An Adventure In Hostile Code Analysis: Disassembly
Last updated
Last updated
We used IDA to disassemble both trojan components.
The first part is small and trivial to analyze. It displays a message box saying “Error on line 25: invalid object” and, when the user clicks OK, connects to http://view-greetings-yahoo.com to download sysman32.exe into the system directory. It then creates a registry key in the well known Software\Microsoft\Windows\CurrentVersion\Run registry branch to run at the next reboot. You can find the full analysis of Part 1 here as an IDA 4.5 database or a text listing.
The main trojan executable was more challenging and interesting because
it was compiled using Microsoft Visual C++ and packed with PEPACK executable compressor.
it heavily used the COM interface to interact with the browser windows. COM Interface interactions are notoriously hard to analyze especially when you deal hostile which must be analyzed statically.
its code was filled with indirect calls that made a raw analysis difficult to comprehend.
We used proprietary in-house tools to handle the unpacking and analyze the COM interface calls. The Part 2 IDA 4.5 database and a text listing are available.

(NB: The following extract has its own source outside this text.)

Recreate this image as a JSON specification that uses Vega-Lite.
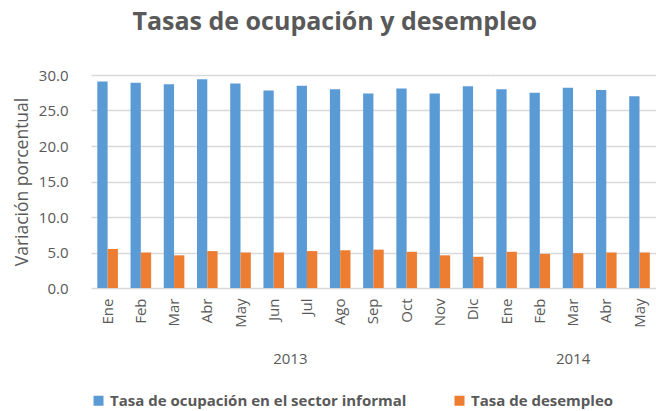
{
  "$schema": "https://vega.github.io/schema/vega-lite/v6.json",
  "padding": {"left": 13, "top": 10, "right": 0, "bottom": 0},
  "background": "white",
  "title": {"text": "Tasas de ocupación y desempleo", "fontSize": 25, "font": "Open Sans", "fontWeight": "bold", "color": "#595959", "offset": 33, "anchor": "middle"},
  "config": {"view": {"stroke": null}, "font": "Open Sans"},
  "data": {"values": [
    {"anio": "2013", "mes": "Ene", "serie": "Tasa de ocupación en el sector informal", "valor": 29.1},
    {"anio": "2013", "mes": "Ene", "serie": "Tasa de desempleo", "valor": 5.5},
    {"anio": "2013", "mes": "Feb", "serie": "Tasa de ocupación en el sector informal", "valor": 28.9},
    {"anio": "2013", "mes": "Feb", "serie": "Tasa de desempleo", "valor": 5.0},
    {"anio": "2013", "mes": "Mar", "serie": "Tasa de ocupación en el sector informal", "valor": 28.7},
    {"anio": "2013", "mes": "Mar", "serie": "Tasa de desempleo", "valor": 4.6},
    {"anio": "2013", "mes": "Abr", "serie": "Tasa de ocupación en el sector informal", "valor": 29.4},
    {"anio": "2013", "mes": "Abr", "serie": "Tasa de desempleo", "valor": 5.2},
    {"anio": "2013", "mes": "May", "serie": "Tasa de ocupación en el sector informal", "valor": 28.8},
    {"anio": "2013", "mes": "May", "serie": "Tasa de desempleo", "valor": 5.0},
    {"anio": "2013", "mes": "Jun", "serie": "Tasa de ocupación en el sector informal", "valor": 27.8},
    {"anio": "2013", "mes": "Jun", "serie": "Tasa de desempleo", "valor": 5.0},
    {"anio": "2013", "mes": "Jul", "serie": "Tasa de ocupación en el sector informal", "valor": 28.5},
    {"anio": "2013", "mes": "Jul", "serie": "Tasa de desempleo", "valor": 5.2},
    {"anio": "2013", "mes": "Ago", "serie": "Tasa de ocupación en el sector informal", "valor": 28.0},
    {"anio": "2013", "mes": "Ago", "serie": "Tasa de desempleo", "valor": 5.3},
    {"anio": "2013", "mes": "Sep", "serie": "Tasa de ocupación en el sector informal", "valor": 27.4},
    {"anio": "2013", "mes": "Sep", "serie": "Tasa de desempleo", "valor": 5.4},
    {"anio": "2013", "mes": "Oct", "serie": "Tasa de ocupación en el sector informal", "valor": 28.1},
    {"anio": "2013", "mes": "Oct", "serie": "Tasa de desempleo", "valor": 5.1},
    {"anio": "2013", "mes": "Nov", "serie": "Tasa de ocupación en el sector informal", "valor": 27.4},
    {"anio": "2013", "mes": "Nov", "serie": "Tasa de desempleo", "valor": 4.6},
    {"anio": "2013", "mes": "Dic", "serie": "Tasa de ocupación en el sector informal", "valor": 28.4},
    {"anio": "2013", "mes": "Dic", "serie": "Tasa de desempleo", "valor": 4.4},
    {"anio": "2014", "mes": "Ene", "serie": "Tasa de ocupación en el sector informal", "valor": 28.0},
    {"anio": "2014", "mes": "Ene", "serie": "Tasa de desempleo", "valor": 5.1},
    {"anio": "2014", "mes": "Feb", "serie": "Tasa de ocupación en el sector informal", "valor": 27.5},
    {"anio": "2014", "mes": "Feb", "serie": "Tasa de desempleo", "valor": 4.8},
    {"anio": "2014", "mes": "Mar", "serie": "Tasa de ocupación en el sector informal", "valor": 28.2},
    {"anio": "2014", "mes": "Mar", "serie": "Tasa de desempleo", "valor": 4.9},
    {"anio": "2014", "mes": "Abr", "serie": "Tasa de ocupación en el sector informal", "valor": 27.9},
    {"anio": "2014", "mes": "Abr", "serie": "Tasa de desempleo", "valor": 5.0},
    {"anio": "2014", "mes": "May", "serie": "Tasa de ocupación en el sector informal", "valor": 27.0},
    {"anio": "2014", "mes": "May", "serie": "Tasa de desempleo", "valor": 5.0}
  ]},
  "facet": {
    "column": {
      "field": "anio", "type": "ordinal", "title": null,
      "header": {"labelOrient": "bottom", "labelFontSize": 15, "labelColor": "#595959", "labelFont": "Open Sans", "labelPadding": 24}
    }
  },
  "spacing": 0,
  "resolve": {"scale": {"x": "independent"}},
  "spec": {
    "width": {"step": 10.3},
    "height": 213,
    "mark": {"type": "bar"},
    "encoding": {
      "x": {
        "field": "mes", "type": "nominal",
        "sort": ["Ene","Feb","Mar","Abr","May","Jun","Jul","Ago","Sep","Oct","Nov","Dic"],
        "scale": {"paddingInner": 0.38, "paddingOuter": 0.19},
        "axis": {"title": null, "labelAngle": 270, "labelFontSize": 15, "labelColor": "#595959", "labelPadding": 10, "ticks": false, "domain": false}
      },
      "xOffset": {"field": "serie", "type": "nominal", "sort": ["Tasa de ocupación en el sector informal", "Tasa de desempleo"]},
      "y": {
        "field": "valor", "type": "quantitative",
        "scale": {"domain": [0, 30]},
        "axis": {"title": "Variación porcentual", "titleFontSize": 17.5, "titleFontWeight": "normal", "titleColor": "#595959", "titlePadding": 7, "format": ".1f", "values": [0,5,10,15,20,25,30], "labelFontSize": 15, "labelColor": "#595959", "labelPadding": 23, "ticks": false, "domain": false, "gridColor": "#D9D9D9", "gridWidth": 1.5}
      },
      "color": {
        "field": "serie", "type": "nominal",
        "scale": {"domain": ["Tasa de ocupación en el sector informal", "Tasa de desempleo"], "range": ["#5B9BD5", "#ED7D31"]},
        "legend": {"title": null, "orient": "bottom", "direction": "horizontal", "symbolType": "square", "symbolSize": 100, "symbolStrokeWidth": 0, "labelFontSize": 15, "labelFontWeight": "bold", "labelColor": "#595959", "columnPadding": 45, "offset": 26, "labelLimit": 400}
      }
    }
  }
}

Here is a sample of the raw code:
and here is how it looks after analysis:
The trojan uses the COM interface to get information from all open browser windows. To get a pointer to the IShellWindows object which represents all browser windows it calls CoCreateInstance with the class id value for IShellWindows: {9BA05972-F6A8-11CF-A44200A0C90A8F39}
The algorithm that steals the web browser information is as follows
For each browser window
get the window
document using IWebBrowser2::get_Document() get the window title using IHTMLDocument2::get_title() convert the title from unicode to ascii and look for the substrings “e-gold Account Access”, “PayPal – Log In”, “- Sign”

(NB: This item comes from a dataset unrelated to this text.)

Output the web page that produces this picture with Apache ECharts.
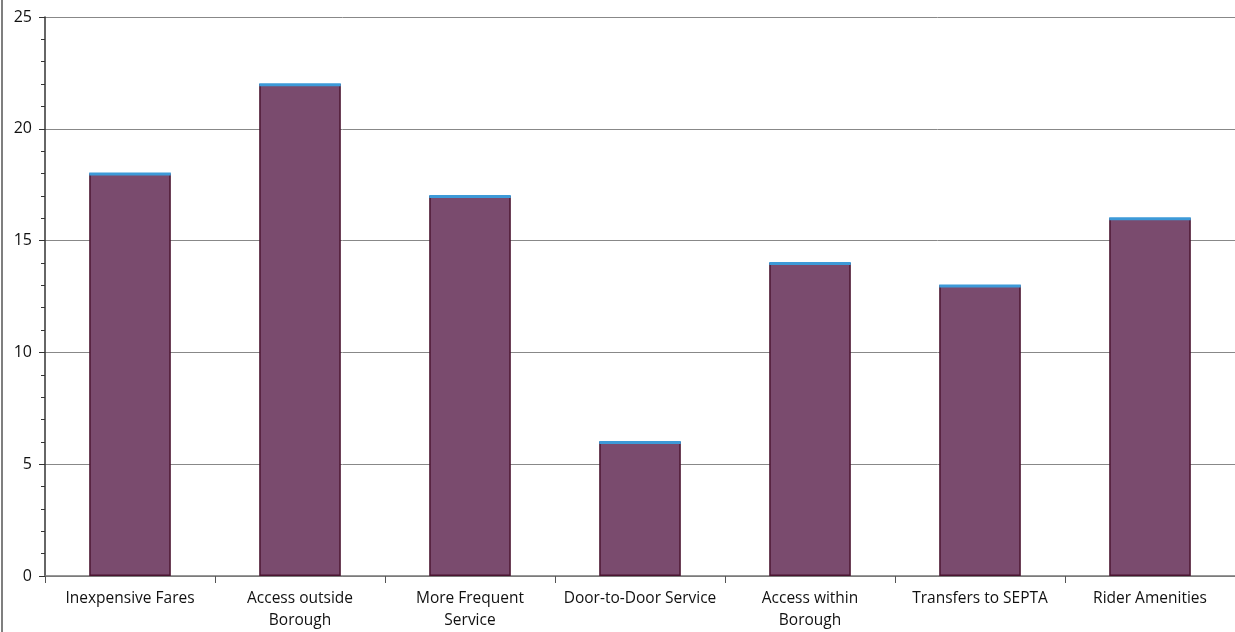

If the window title contains any of them, then:
get the collection of all document frames using IHTMLDocument2::get_frames() get the number of document frames using IHTMLFramesCollection2::get_length()
for each document frame:
get html element collection using IHTMLDocument2::get_all() get the number of elements using IHTMLElementCollection::get_length()
for each HTML element:
get its value using IHTMLElement::getAttribute() with attribute name = “Value” if getAtribute() succeeds, then store the value of the HTML element in the output buffer.

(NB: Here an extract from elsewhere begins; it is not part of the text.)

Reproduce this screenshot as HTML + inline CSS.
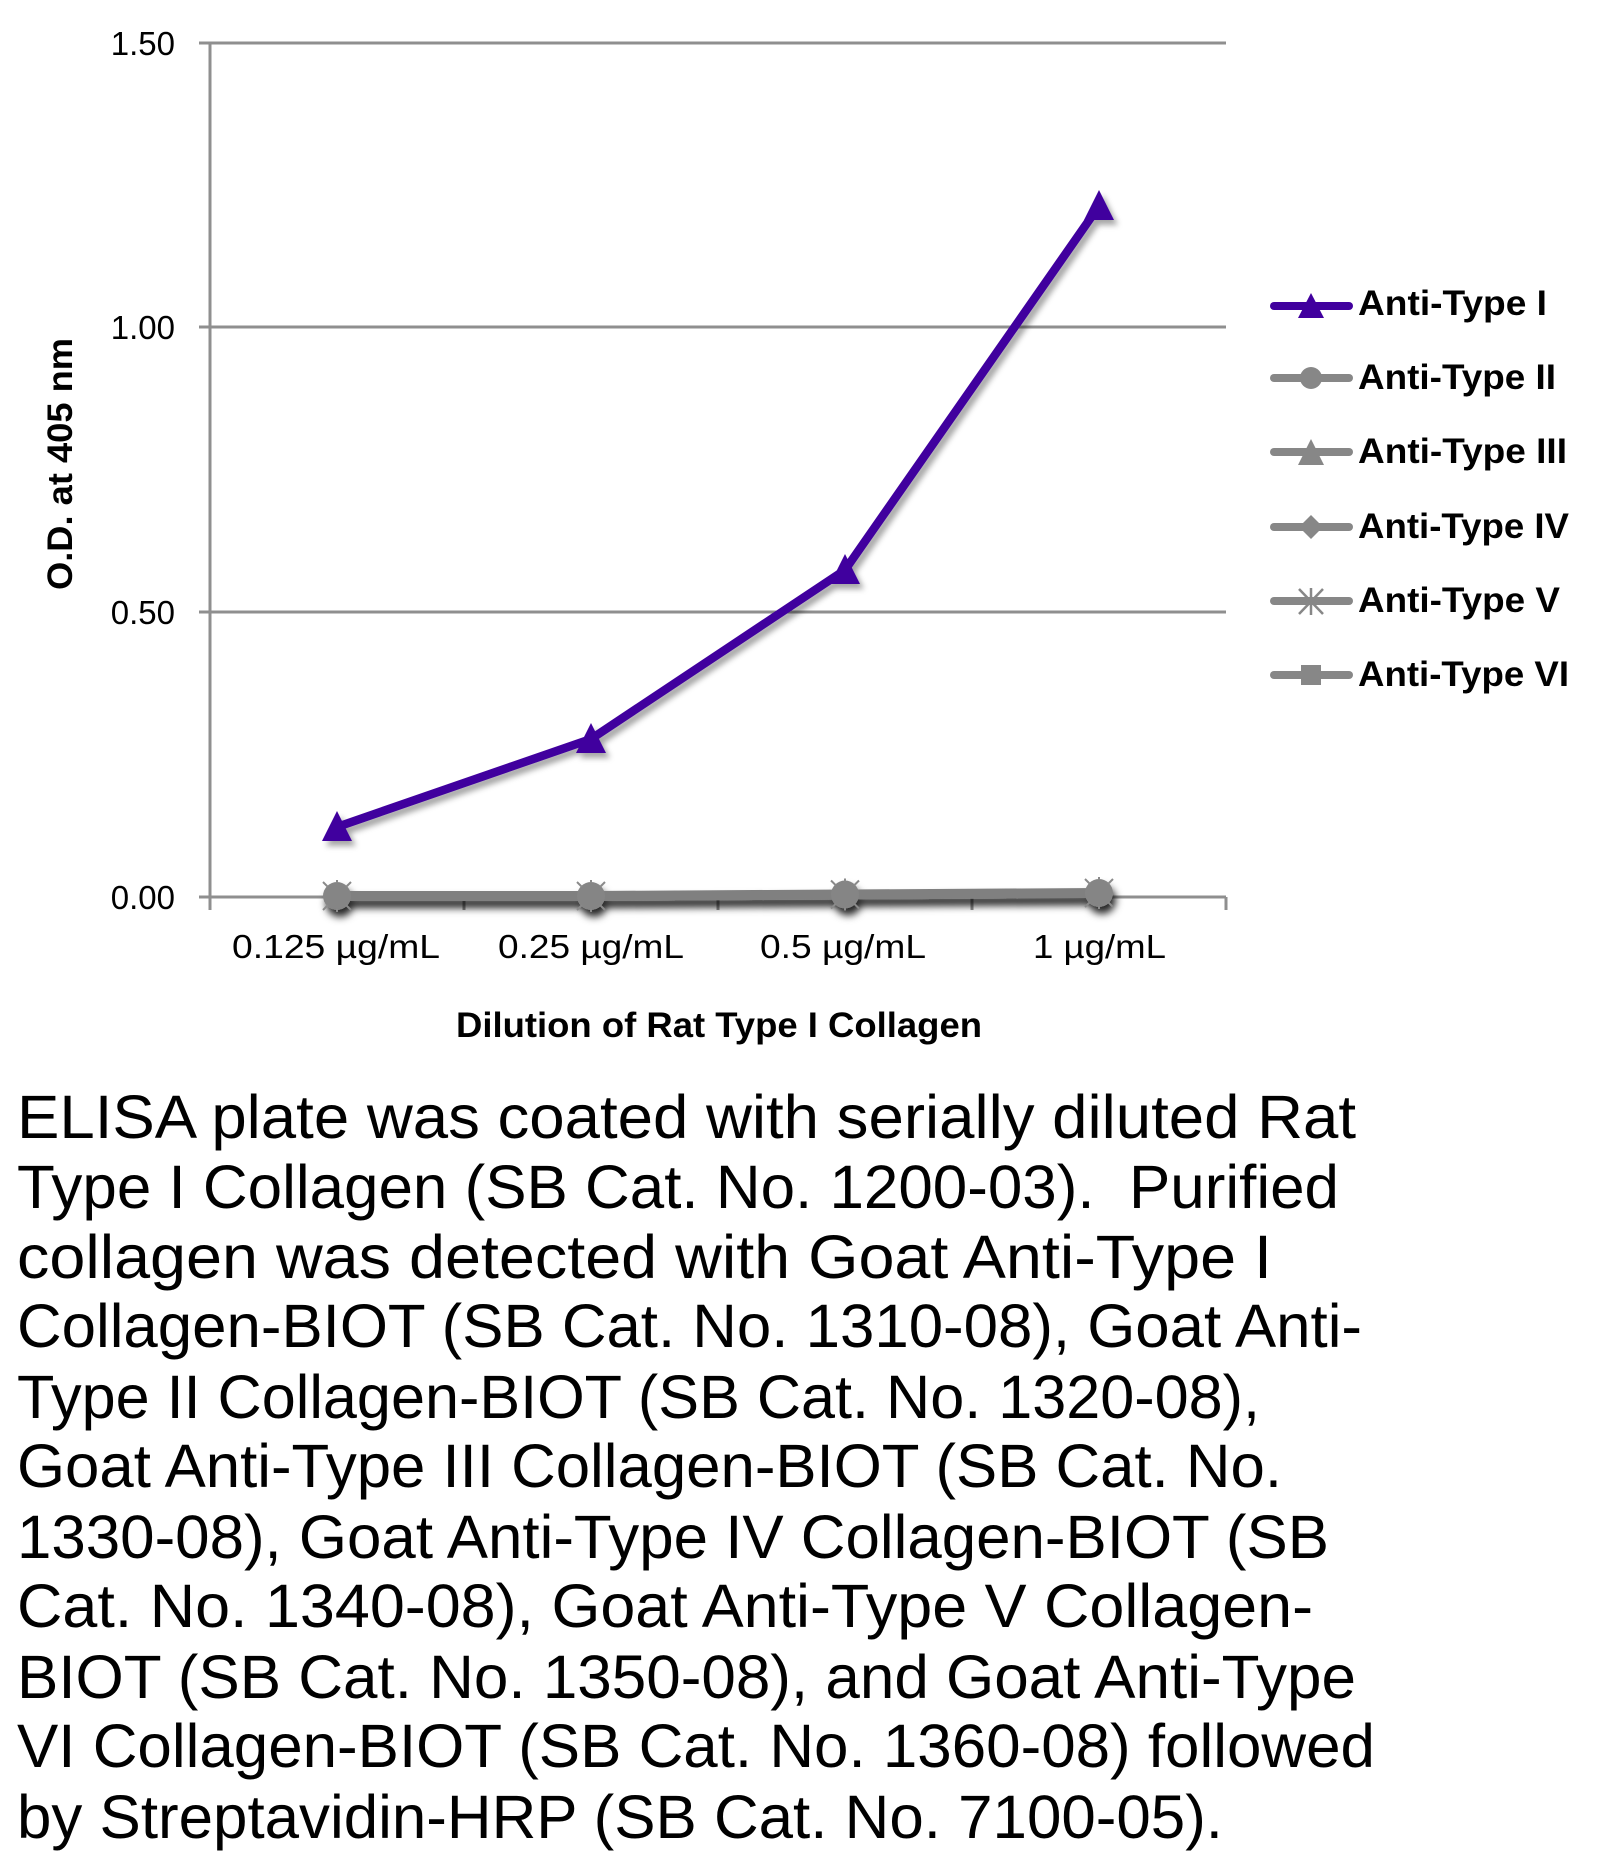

That is how the gets the values of all input fields, checkboxes and other input controls on the web page.
The most time consuming but essential phase of the analysis is finding out the object and function names from their magic class IDs. While the object names have to be defined manually, the function names can be recovered by the IDA type system. The type library vc6winr.til contains information about common windows object virtual tables (vtbls). In order to replace call [ebx+8] with something nice like call [ebx+IShellWindows.Item] we add the corresponding virtual table definition from the type library to the database and then use the “structure offset” command to convert the number into a nice function name. The virtual tables usually have a class name postfix with “Vtbl”. For example, the virtual table for the IShellWindows class is IShellWindowsVtbl. In practice, we have automated this procedure with a plugin. What can’t be yet automated is the “structure offset” command since IDA doesn’t trace the data flow in programs. The user must still locate the call [ebx+N] instructions and convert them to a meaningful representation.
NOTE: in general all COM objects are retrieved by their class ids. We won’t give the class ids for the all the objects but all of them are retrieved by supplying a class id.